Here's a quick implementation using Array:
countNeighbors :: Array (Int, Int) Bool -> (Int, Int) -> Int
countNeighbors board (x, y) = length
[ (x', y')
| x' <- [x - 1, x, x + 1]
, y' <- [y - 1, y, y + 1]
, x' /= x || y' /= y
, inRange (bounds board) (x', y')
, board ! (x', y')
]
This is a list comprehension with two generators and three guards. The generators simply give us the indices of the nine positions in a three-by-three square centered at (x, y) (you'll need a minor change if you don't want neighbors at the corners to be considered).
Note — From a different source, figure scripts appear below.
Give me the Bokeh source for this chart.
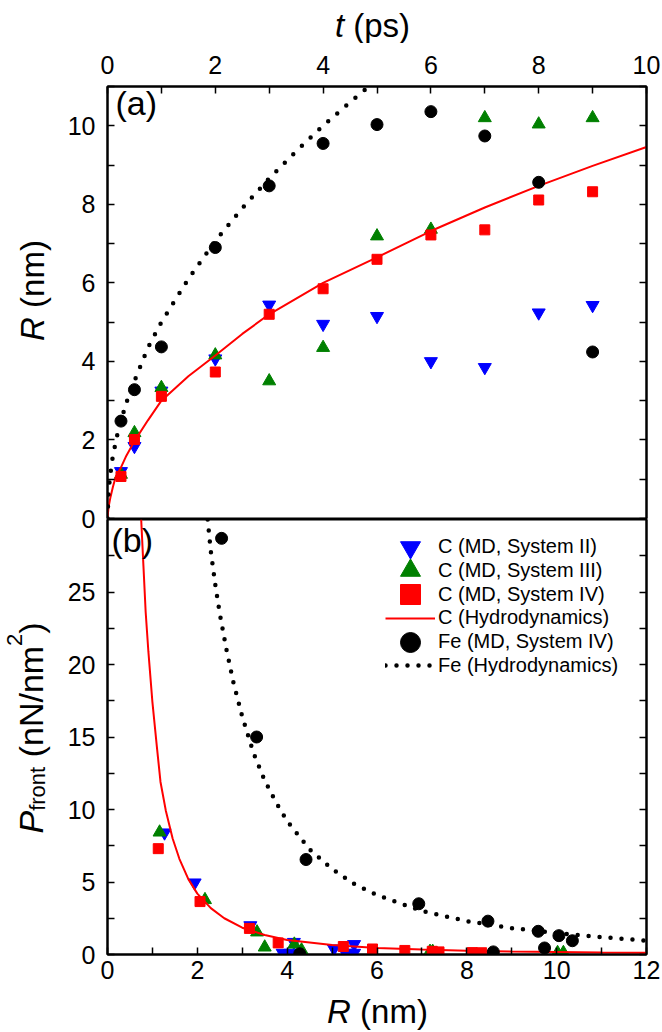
from bokeh.plotting import figure
from bokeh.models import (Range1d, FixedTicker, LinearAxis, Label, Legend,
                          LegendItem, CustomJSTickFormatter)
from bokeh.layouts import column, row
from bokeh.embed import file_html
from bokeh.resources import INLINE
import math

FONT = "Liberation Sans"

# ---------------- panel (a): R versus t ----------------
t_md = [0.25, 0.5, 1, 2, 3, 4, 5, 6, 7, 8, 9]
R_sys2 = [1.2, 1.84, 3.25, 4.07, 5.44, 4.95, 5.15, 4.0, 3.85, 5.24, 5.43]
R_sys3 = [1.12, 2.18, 3.33, 4.16, 3.5, 4.35, 7.19, 7.36, 10.2, 10.04, 10.2]
R_sys4 = [1.07, 2.01, 3.11, 3.73, 5.2, 5.85, 6.6, 7.22, 7.35, 8.11, 8.32]
R_fe = [2.48, 3.28, 4.37, 6.9, 8.47, 9.55, 10.03, 10.36, 9.74, 8.56, 4.24]

t_hyd_c = [0, 0.02, 0.056, 0.1, 0.15, 0.25, 0.35, 0.5, 0.75, 1, 1.5, 2, 2.5, 3,
           4, 5, 6, 7, 8, 9, 10]
R_hyd_c = [0, 0.3, 0.55, 0.8, 1.05, 1.3, 1.6, 1.97, 2.5, 3.0, 3.62, 4.15, 4.7,
           5.2, 6.0, 6.65, 7.32, 7.92, 8.47, 8.98, 9.46]
t_hyd_fe = [0, 0.02, 0.05, 0.1, 0.2, 0.35, 0.5, 0.75, 1, 1.5, 2, 2.5, 3, 3.5,
            4, 4.5, 4.85]
R_hyd_fe = [0, 0.7, 1.1, 1.6, 2.25, 2.95, 3.5, 4.35, 5.0, 6.1, 7.07, 7.9, 8.66,
            9.35, 10.0, 10.6, 11.0]

# ---------------- panel (b): P_front versus R ----------------
Rb_sys2 = [1.27, 1.94, 3.18, 3.9, 4.06, 4.15, 5.04, 5.3, 5.49, 5.49]
Pb_sys2 = [8.4, 4.95, 2.0, 0.1, 0.1, 0.85, 0.4, 0.1, 0.7, 0.1]
Rb_sys3 = [1.16, 2.17, 3.33, 3.5, 4.16, 4.32, 7.18, 7.24, 10.02, 10.15]
Pb_sys3 = [8.43, 3.77, 1.54, 0.5, 0.7, 0.3, 0.2, 0.2, 0.12, 0.12]
Rb_sys4 = [1.13, 2.06, 3.16, 3.8, 5.25, 5.9, 6.62, 7.23, 7.38, 8.12, 8.33]
Pb_sys4 = [7.3, 3.65, 1.8, 0.8, 0.55, 0.38, 0.28, 0.22, 0.18, 0.13, 0.12]
Rb_fe = [2.54, 3.32, 4.42, 6.93, 8.47, 9.59, 10.05, 10.35, 9.73, 8.59, 4.28]
Pb_fe = [28.7, 15.0, 6.55, 3.5, 2.3, 1.6, 1.3, 0.95, 0.45, 0.18, 0.05]

Rb_hyd_c = [0.75, 0.8, 0.85, 0.91, 1.0, 1.1, 1.18, 1.3, 1.45, 1.6, 1.8, 2.0,
            2.3, 2.6, 3.0, 3.5, 4.0, 5.0, 6.0, 7.0, 8.0, 9.0, 10.0, 11.0, 12.0]
Pb_hyd_c = [30, 26.8, 23.6, 20.9, 17.4, 14.3, 11.9, 9.9, 8.0, 6.6, 5.2, 4.2,
            3.2, 2.5, 1.85, 1.35, 1.0, 0.65, 0.45, 0.34, 0.26, 0.21, 0.17, 0.14,
            0.12]
Rb_hyd_fe = [2.23, 2.3, 2.4, 2.5, 2.65, 2.8, 3.0, 3.25, 3.5, 3.75, 4.0, 4.5,
             5.0, 5.5, 6.0, 7.0, 8.0, 9.0, 10.0, 11.0, 12.0]
Pb_hyd_fe = [30, 27.8, 25.5, 23.5, 21.0, 18.8, 16.4, 13.9, 12.0, 10.5, 9.2,
             7.25, 5.9, 4.85, 4.1, 3.0, 2.3, 1.82, 1.48, 1.2, 0.95]

# tick positions
ta_major = [0, 2, 4, 6, 8, 10]
ta_minor = [1, 3, 5, 7, 9]
Ra_major = [0, 2, 4, 6, 8, 10]
Ra_minor = [1, 3, 5, 7, 9, 11]
Rb_major = [0, 2, 4, 6, 8, 10, 12]
Rb_minor = [1, 3, 5, 7, 9, 11]
Pb_major = [0, 5, 10, 15, 20, 25]
Pb_minor = [2.5, 7.5, 12.5, 17.5, 22.5, 27.5]

legend_labels = ["C (MD, System II)", "C (MD, System III)", "C (MD, System IV)",
                 "C (Hydrodynamics)", "Fe (MD, System IV)", "Fe (Hydrodynamics)"]

BLUE, GREEN, RED = "#0000FF", "#008000", "#FF0000"
TICK = "25px"
TS = 33      # axis-title font size
SS = 22      # sub/superscript size
BL = 0.3465  # measured shift of Label text below its anchor (em)

AW = {' ': 278, '(': 333, ')': 333, '/': 278, 'P': 667, 'R': 722, 'N': 722,
      'n': 556, 'm': 833, 'f': 278, 'r': 333, 'o': 556, 't': 278, 'p': 556,
      's': 500, '2': 556}


def tw(s, size):
    return sum(AW[c] for c in s) / 1000.0 * size


def style_axis(ax, standoff=10):
    ax.axis_line_width = 2
    ax.axis_line_color = "black"
    ax.major_tick_in = 7
    ax.major_tick_out = 0
    ax.minor_tick_in = 7
    ax.minor_tick_out = 0
    ax.major_tick_line_width = 1.5
    ax.minor_tick_line_width = 1.5
    ax.major_label_text_font = FONT
    ax.major_label_text_font_size = TICK
    ax.major_label_text_color = "black"
    ax.major_label_standoff = standoff


def blank_right(fig, major, minor):
    ax = LinearAxis(ticker=FixedTicker(ticks=major, minor_ticks=minor),
                    formatter=CustomJSTickFormatter(code="return ''"))
    style_axis(ax, standoff=0)
    fig.add_layout(ax, "right")


def htext(fig, text, x, ybase, size, italic=False):
    """horizontal text, (x, ybase) = left end of baseline (frame px)"""
    fig.add_layout(Label(x=x, y=ybase + BL * size, x_units="screen",
                         y_units="screen", text=text, text_font=FONT,
                         text_font_size=f"{size}px",
                         text_font_style="italic" if italic else "normal",
                         text_align="left", text_baseline="alphabetic",
                         text_color="black"))


def vtext(fig, text, xbase, y, size, italic=False):
    """text rotated 90 deg, reading upward; xbase = baseline, y = start"""
    fig.add_layout(Label(x=xbase - BL * size, y=y, x_units="screen",
                         y_units="screen", text=text, angle=math.pi / 2,
                         text_font=FONT, text_font_size=f"{size}px",
                         text_font_style="italic" if italic else "normal",
                         text_align="left", text_baseline="alphabetic",
                         text_color="black"))


def base_fig(fh, xr, yr, top, bottom, xloc):
    p = figure(frame_width=539, frame_height=fh, x_range=xr, y_range=yr,
               x_axis_location=xloc, output_backend="svg",
               toolbar_location=None, min_border_left=49, min_border_right=16,
               min_border_top=top, min_border_bottom=bottom)
    p.xgrid.visible = False
    p.ygrid.visible = False
    p.outline_line_color = "black"
    p.outline_line_width = 2
    return p


def label_fig(w, h):
    f = figure(width=w, height=h, x_range=Range1d(0, 1), y_range=Range1d(0, 1),
               x_axis_location=None, y_axis_location=None,
               toolbar_location=None, output_backend="svg", min_border=0)
    f.outline_line_color = None
    f.grid.visible = False
    f.background_fill_color = "white"
    f.border_fill_color = "white"
    return f


# ================= top panel =================
pa = base_fig(432, Range1d(0, 10), Range1d(0, 11), 43, 13, "above")
pa.xaxis.ticker = FixedTicker(ticks=ta_major, minor_ticks=ta_minor)
pa.yaxis.ticker = FixedTicker(ticks=Ra_major, minor_ticks=Ra_minor)
style_axis(pa.xaxis[0], standoff=13)
style_axis(pa.yaxis[0], standoff=12)
blank_right(pa, Ra_major, Ra_minor)
pa.background_fill_color = "white"
pa.border_fill_color = "white"

pa.scatter(t_md, R_sys2, marker="inverted_triangle", size=13, color=BLUE)
pa.scatter(t_md, R_sys3, marker="triangle", size=13, color=GREEN)
pa.scatter(t_md, R_sys4, marker="square", size=10, color=RED)
pa.line(t_hyd_c, R_hyd_c, line_color=RED, line_width=2)
pa.scatter(t_md, R_fe, marker="circle", size=12, color="black")
pa.line(t_hyd_fe, R_hyd_fe, line_color="black", line_width=4.5,
        line_dash="0 12", line_cap="round")
htext(pa, "(a)", 8, 518 - 114, 34)

# ================= bottom panel =================
pb = base_fig(435, Range1d(0, 12), Range1d(0, 30), 0, 38, "below")
pb.xaxis.ticker = FixedTicker(ticks=Rb_major, minor_ticks=Rb_minor)
pb.yaxis.ticker = FixedTicker(ticks=Pb_major, minor_ticks=Pb_minor)
style_axis(pb.xaxis[0], standoff=6)
style_axis(pb.yaxis[0], standoff=12)
blank_right(pb, Pb_major, Pb_minor)
pb.background_fill_color = None
pb.border_fill_color = None
pb.margin = (-12, 0, 0, 0)

r2 = pb.scatter(Rb_sys2, Pb_sys2, marker="inverted_triangle", size=13, color=BLUE)
r3 = pb.scatter(Rb_sys3, Pb_sys3, marker="triangle", size=13, color=GREEN)
r4 = pb.scatter(Rb_sys4, Pb_sys4, marker="square", size=10, color=RED)
rc = pb.line(Rb_hyd_c, Pb_hyd_c, line_color=RED, line_width=2)
rf = pb.scatter(Rb_fe, Pb_fe, marker="circle", size=12, color="black")
rfh = pb.line(Rb_hyd_fe, Pb_hyd_fe, line_color="black", line_width=4.5,
              line_dash="0 11", line_cap="round")

# one single-item legend per row so rows can sit closer than the glyph box
row_pitch = 23.7
first_center = 27.7          # px below the top of panel (b)'s frame
for i, (lbl, rend) in enumerate(zip(legend_labels, [r2, r3, r4, rc, rf, rfh])):
    center = first_center + i * row_pitch
    pb.add_layout(Legend(
        items=[LegendItem(label=lbl, renderers=[rend])],
        location=(278, 435 - center - 25), glyph_width=50, glyph_height=50,
        padding=0, margin=0, label_standoff=3, label_text_font=FONT,
        label_text_font_size="20px", label_text_color="black",
        border_line_color=None, background_fill_alpha=0))

htext(pb, "(b)", 4, 954 - 551, 34)

# ================= title strips =================
# top strip: page y 0..43
tf = label_fig(662, 43)
x0 = 372 - tw("t (ps)", TS) / 2
htext(tf, "t", x0, 43 - 36, TS, italic=True)
htext(tf, "(ps)", x0 + tw("t ", TS), 43 - 36, TS)

# left strip: page x 0..58, y 43..992
lf = label_fig(58, 949)
y0 = 992 - 290 - tw("R (nm)", TS) / 2
vtext(lf, "R", 43, y0, TS, italic=True)
vtext(lf, "(nm)", 43, y0 + tw("R ", TS), TS)

PS = 34
yb = 992 - 833
xb = 42
vtext(lf, "P", xb, yb, PS, italic=True)
yb += tw("P", PS)
vtext(lf, "front", xb + 3, yb, SS)
yb += tw("front", SS) + tw(" ", PS)
vtext(lf, "(nN/nm", xb, yb, PS)
yb += tw("(nN/nm", PS)
vtext(lf, "2", xb - 20, yb, SS)
yb += tw("2", SS)
vtext(lf, ")", xb, yb, PS)

# bottom strip: page y 992..1031
bf = label_fig(662, 39)
x0 = 377 - tw("R (nm)", TS) / 2
htext(bf, "R", x0, 1031 - 1022, TS, italic=True)
htext(bf, "(nm)", x0 + tw("R ", TS), 1031 - 1022, TS)

layout = column(tf, row(lf, column(pa, pb)), bf)
open("out.html", "w").write(file_html(layout, INLINE))
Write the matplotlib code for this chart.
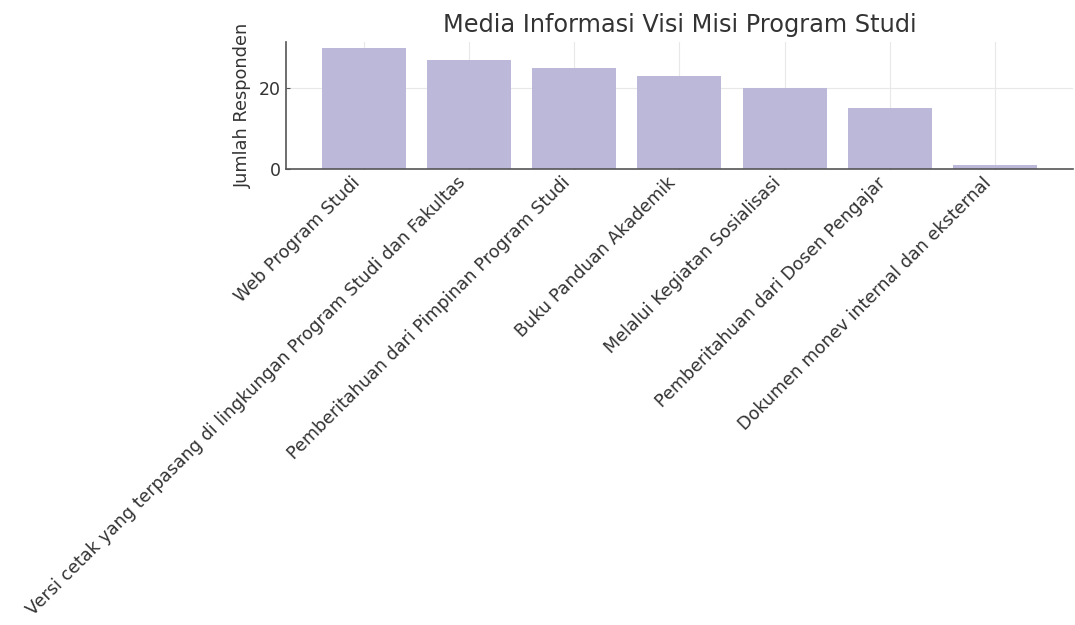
import matplotlib.pyplot as plt

kategori = ['Web Program Studi',
            'Versi cetak yang terpasang di lingkungan Program Studi dan Fakultas',
            'Pemberitahuan dari Pimpinan Program Studi',
            'Buku Panduan Akademik',
            'Melalui Kegiatan Sosialisasi',
            'Pemberitahuan dari Dosen Pengajar',
            'Dokumen monev internal dan eksternal']
jumlah = [30, 27, 25, 23, 20, 15, 1]
yticks = [0, 20]

plt.rcParams['font.family'] = ['DejaVu Sans']
fig = plt.figure(figsize=(10.75, 6.25), dpi=100)
ax = fig.add_axes([0.266, 0.730, 0.732, 0.203])

ax.bar(kategori, jumlah, color='#bcb8da', width=0.8, zorder=2)
ax.set_yticks(yticks)
ax.set_title('Media Informasi Visi Misi Program Studi', fontsize=17.3, color='#333333', pad=7)
ax.set_ylabel('Jumlah Responden', fontsize=12.8, color='#333333', labelpad=5)
ax.grid(color='#e8e8e8', linewidth=0.8, zorder=0)
for s in ['top', 'right']:
    ax.spines[s].set_visible(False)
for s in ['left', 'bottom']:
    ax.spines[s].set_color('#555555')
    ax.spines[s].set_linewidth(1.2)
ax.tick_params(direction='in', length=3, colors='#555555', labelcolor='#333333')
ax.tick_params(axis='y', labelsize=12.5)
ax.tick_params(axis='x', labelsize=12.6)
plt.setp(ax.get_xticklabels(), rotation=45, ha='right')
ax.set_ylim(0, 31.5)

fig.savefig('out.png')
The first guard (x' /= y') ignores (x, y) itself. The second throws out positions that aren't within the bounds of the array. The final guard throws out positions that are in the array but have a False value.
So we now have a list of indices for the neighbors with True values. The length of this list is the desired count.
This is ugly, but seems to work...
anzNachbarn :: [[Bool]] -> (Int,Int) → Integer
anzNachbarn a (x,y)
| x < 0 || y < 0 = -1
| otherwise = sum [v x' y' | x' <- [max 0 (x-1)..x+1],
y' <- [max 0 (y-1)..y+1],
x ≠ x' || y ≠ y' ]
where v i j = if j >= length a
|| i >= length (a !! 0)
|| not (a !! j !! i)
then 0 else 1
[Edit]
In order to convert the whole array, you can write the equally ugly
conv a = [line y | y <- [0 .. (length a) - 1]]
where line y = [anzNachbarn a (x,y) | x <- [0 .. ((length (a !! 0) - 1)]]
Note that the performance of this is terrible.